(TO DO): Copy out all lines in the data below containing the string "this".

(DATA ENTRIES):
+ + +

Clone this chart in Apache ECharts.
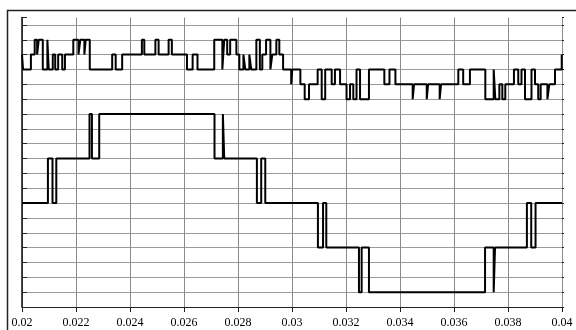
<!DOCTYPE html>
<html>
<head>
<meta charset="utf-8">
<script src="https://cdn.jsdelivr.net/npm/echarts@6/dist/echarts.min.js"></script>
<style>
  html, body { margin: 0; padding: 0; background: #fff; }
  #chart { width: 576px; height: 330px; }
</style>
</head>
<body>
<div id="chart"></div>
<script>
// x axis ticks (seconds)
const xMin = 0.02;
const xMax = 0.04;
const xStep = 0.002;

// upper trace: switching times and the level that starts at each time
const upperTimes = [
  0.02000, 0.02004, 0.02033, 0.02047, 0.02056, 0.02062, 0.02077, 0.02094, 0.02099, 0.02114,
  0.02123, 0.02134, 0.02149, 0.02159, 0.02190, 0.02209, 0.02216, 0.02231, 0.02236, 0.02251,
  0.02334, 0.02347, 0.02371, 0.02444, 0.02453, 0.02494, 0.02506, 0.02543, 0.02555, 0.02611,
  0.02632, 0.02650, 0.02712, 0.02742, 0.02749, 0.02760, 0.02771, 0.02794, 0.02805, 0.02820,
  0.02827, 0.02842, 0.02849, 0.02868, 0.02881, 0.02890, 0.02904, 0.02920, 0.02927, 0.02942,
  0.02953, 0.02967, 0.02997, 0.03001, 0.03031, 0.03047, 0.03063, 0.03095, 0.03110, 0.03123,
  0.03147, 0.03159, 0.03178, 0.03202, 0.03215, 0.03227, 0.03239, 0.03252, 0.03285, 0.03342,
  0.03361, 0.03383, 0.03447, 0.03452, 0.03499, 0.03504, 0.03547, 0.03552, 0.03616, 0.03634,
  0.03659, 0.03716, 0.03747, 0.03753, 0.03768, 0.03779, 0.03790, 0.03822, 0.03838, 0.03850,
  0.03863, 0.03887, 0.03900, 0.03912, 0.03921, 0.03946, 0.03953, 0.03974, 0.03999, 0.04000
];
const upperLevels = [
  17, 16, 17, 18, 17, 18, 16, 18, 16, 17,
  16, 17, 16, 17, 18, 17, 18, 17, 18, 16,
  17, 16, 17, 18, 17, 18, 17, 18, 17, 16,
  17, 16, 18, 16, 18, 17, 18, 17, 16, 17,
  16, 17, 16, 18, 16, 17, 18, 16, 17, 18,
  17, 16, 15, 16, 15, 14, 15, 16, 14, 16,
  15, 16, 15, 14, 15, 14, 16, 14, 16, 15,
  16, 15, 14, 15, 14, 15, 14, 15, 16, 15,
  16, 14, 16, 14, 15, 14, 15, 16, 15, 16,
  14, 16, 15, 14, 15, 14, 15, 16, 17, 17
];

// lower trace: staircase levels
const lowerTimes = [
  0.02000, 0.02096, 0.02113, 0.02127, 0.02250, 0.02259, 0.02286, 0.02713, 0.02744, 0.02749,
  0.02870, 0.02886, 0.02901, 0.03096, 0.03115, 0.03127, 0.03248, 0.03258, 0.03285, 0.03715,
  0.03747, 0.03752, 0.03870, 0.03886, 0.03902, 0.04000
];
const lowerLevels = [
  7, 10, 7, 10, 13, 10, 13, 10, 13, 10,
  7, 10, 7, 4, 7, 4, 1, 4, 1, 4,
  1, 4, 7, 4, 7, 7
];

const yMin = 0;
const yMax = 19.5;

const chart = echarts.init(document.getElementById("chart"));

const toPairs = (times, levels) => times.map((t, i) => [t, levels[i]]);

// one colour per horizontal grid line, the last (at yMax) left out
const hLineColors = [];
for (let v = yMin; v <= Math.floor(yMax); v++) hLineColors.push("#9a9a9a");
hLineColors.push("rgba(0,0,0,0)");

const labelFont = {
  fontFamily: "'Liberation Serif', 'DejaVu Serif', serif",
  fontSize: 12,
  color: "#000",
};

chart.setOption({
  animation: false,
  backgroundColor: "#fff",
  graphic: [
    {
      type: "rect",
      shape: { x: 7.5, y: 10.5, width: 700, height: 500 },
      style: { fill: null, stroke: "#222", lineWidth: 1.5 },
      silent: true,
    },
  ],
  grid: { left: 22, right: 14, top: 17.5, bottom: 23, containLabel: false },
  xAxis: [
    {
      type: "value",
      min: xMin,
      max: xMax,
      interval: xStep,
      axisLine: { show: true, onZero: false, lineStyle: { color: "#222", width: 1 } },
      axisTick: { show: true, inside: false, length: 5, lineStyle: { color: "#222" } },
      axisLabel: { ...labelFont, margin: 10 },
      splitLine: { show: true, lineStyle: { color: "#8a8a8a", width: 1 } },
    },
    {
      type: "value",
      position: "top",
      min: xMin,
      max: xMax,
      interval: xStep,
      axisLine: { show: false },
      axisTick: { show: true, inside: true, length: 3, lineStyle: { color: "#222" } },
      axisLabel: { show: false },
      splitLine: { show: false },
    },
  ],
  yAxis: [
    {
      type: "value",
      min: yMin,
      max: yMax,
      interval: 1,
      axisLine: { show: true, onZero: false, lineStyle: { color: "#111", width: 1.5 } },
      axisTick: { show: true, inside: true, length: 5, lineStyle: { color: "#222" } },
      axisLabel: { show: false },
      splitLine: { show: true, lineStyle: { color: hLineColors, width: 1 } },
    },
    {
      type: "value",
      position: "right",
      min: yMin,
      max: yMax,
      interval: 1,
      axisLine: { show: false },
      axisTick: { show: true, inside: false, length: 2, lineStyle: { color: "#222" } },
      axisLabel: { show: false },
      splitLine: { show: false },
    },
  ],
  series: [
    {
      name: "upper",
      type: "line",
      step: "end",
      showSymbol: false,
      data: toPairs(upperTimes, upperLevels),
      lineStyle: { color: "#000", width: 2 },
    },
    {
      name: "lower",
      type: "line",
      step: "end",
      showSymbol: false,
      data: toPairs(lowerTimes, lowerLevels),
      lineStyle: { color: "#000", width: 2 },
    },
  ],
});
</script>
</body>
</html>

+ + +

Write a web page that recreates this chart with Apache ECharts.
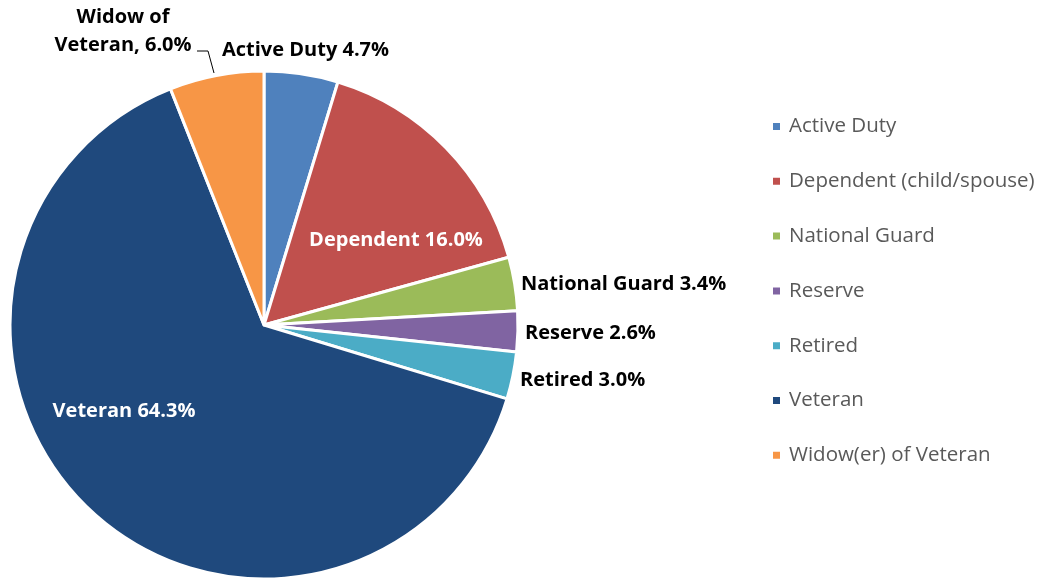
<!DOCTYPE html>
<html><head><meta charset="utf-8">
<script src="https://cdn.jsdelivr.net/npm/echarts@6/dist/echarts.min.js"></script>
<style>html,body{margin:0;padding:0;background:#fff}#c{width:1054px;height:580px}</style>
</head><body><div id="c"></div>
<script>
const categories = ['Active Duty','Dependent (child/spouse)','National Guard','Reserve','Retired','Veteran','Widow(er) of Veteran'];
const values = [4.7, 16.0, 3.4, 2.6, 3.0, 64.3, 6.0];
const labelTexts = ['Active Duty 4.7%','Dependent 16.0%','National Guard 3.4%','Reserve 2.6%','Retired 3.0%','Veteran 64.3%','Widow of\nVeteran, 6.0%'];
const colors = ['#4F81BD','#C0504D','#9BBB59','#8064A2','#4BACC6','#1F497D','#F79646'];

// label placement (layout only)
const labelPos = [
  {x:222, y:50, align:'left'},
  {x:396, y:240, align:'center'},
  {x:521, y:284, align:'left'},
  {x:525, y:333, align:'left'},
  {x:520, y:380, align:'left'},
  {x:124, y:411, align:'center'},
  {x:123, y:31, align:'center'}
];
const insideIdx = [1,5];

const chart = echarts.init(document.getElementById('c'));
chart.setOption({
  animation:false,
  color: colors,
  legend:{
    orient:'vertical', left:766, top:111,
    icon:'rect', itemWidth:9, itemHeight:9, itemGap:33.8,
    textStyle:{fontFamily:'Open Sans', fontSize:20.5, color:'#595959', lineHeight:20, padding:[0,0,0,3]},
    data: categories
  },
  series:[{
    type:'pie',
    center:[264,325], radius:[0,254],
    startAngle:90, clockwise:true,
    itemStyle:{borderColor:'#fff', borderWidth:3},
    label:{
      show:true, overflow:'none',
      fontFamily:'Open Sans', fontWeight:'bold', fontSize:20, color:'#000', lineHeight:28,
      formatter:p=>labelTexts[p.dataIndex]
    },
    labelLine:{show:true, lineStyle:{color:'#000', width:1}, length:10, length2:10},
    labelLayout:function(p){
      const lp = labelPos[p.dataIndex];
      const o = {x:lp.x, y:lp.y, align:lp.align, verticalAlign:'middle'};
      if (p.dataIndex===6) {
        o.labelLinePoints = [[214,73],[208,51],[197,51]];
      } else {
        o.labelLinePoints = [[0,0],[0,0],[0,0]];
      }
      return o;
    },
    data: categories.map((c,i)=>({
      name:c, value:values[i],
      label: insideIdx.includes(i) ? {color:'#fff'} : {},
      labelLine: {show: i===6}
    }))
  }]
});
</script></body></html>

+ + +

(FINAL ANSWER):
Clone this chart in Apache ECharts.
Write a web page that recreates this chart with Apache ECharts.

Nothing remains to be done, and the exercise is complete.